Step 3: GNN Evaluation

Figures matching Supplementary Figure 14 from the paper.

Figure panels:

• 1. Activity time series used for GNN training (10^5 time-points)
• 2. Sample of 10 time series taken from (a)
• 3. True connectivity \(W_{ij}\)
• 4. Learned connectivity
• 5. Comparison between learned and true connectivity
• 6. Learned latent vectors \(a_i\)
• 7. Learned update functions \(\phi^*(\mathbf{a}, x)\)
• 8. Learned transfer functions \(\psi^*(a_i, a_j, x)\) (colors indicate true neuron types, true functions overlaid in light gray)

# STEP 3: GNN EVALUATION
print()
print("-" * 80)
print("STEP 3: GNN EVALUATION - Generating Supplementary Figure 14 panels")
print("-" * 80)
print(f"learned connectivity matrix")
print(f"W learned vs true (R^2, slope)")
print(f"latent vectors a_i (4 clusters)")
print(f"update functions phi*(a_i, x)")
print(f"transfer functions psi*(a_i, a_j, x) - neuron-neuron dependent")
print(f"output: {log_dir}/results/")
print()
folder_name = './log/' + pre_folder + '/tmp_results/'
os.makedirs(folder_name, exist_ok=True)
data_plot(config=config, config_file=config_file, epoch_list=['best'], style='color', extended='plots', device=device, apply_weight_correction=True, plot_eigen_analysis=False)

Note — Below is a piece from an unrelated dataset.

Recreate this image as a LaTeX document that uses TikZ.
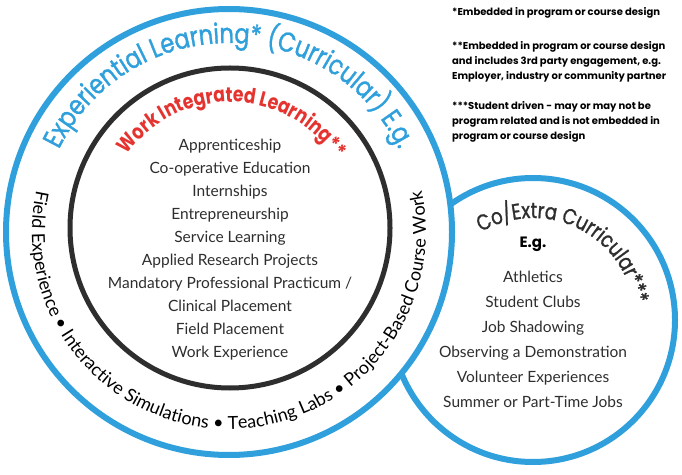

Supplementary Figure 14: GNN Evaluation Results

Learned connectivity.

Comparison of learned and true connectivity (given \(g_i\)=10). Expected: \(R^2\)=0.99, slope=0.99.

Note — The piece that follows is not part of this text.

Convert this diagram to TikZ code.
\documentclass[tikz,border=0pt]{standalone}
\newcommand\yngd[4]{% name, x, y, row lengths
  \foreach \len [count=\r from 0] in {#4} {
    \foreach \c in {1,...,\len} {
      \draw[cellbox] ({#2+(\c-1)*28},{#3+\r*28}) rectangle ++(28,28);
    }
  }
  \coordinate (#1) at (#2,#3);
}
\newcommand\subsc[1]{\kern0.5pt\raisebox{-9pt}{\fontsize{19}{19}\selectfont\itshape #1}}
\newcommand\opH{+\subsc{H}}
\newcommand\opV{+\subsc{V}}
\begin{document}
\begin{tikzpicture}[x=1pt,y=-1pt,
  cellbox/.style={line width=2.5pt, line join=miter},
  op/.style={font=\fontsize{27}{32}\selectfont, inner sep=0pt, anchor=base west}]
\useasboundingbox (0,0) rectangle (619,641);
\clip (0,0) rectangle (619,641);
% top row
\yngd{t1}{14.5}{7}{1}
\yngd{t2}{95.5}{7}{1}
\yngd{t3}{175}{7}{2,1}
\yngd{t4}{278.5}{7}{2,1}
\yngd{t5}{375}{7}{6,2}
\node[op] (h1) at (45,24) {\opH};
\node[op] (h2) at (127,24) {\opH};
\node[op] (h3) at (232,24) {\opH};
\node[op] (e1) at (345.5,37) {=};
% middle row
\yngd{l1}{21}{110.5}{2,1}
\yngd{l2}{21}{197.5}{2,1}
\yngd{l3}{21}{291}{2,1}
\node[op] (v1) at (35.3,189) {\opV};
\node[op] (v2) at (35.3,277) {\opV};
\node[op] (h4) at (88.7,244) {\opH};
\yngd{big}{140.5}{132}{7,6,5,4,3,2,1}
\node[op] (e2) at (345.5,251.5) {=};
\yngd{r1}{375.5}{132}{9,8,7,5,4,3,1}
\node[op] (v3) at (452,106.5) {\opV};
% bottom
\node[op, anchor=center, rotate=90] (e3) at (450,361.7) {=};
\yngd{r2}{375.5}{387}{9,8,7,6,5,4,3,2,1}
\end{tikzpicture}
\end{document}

Learned latent vectors \(a_i\) of all neurons.

Learned update functions \(\phi^*(a_i, x)\). The plot shows 1000 overlaid curves. Colors indicate true neuron types. True functions are overlaid in light gray.

Learned transfer functions \(\psi^*(a_i, a_j, x_j)\). 2x2 montage: each panel corresponds to a receiving neuron type (border color), showing curves for all sending neuron types (line colors). True functions in gray.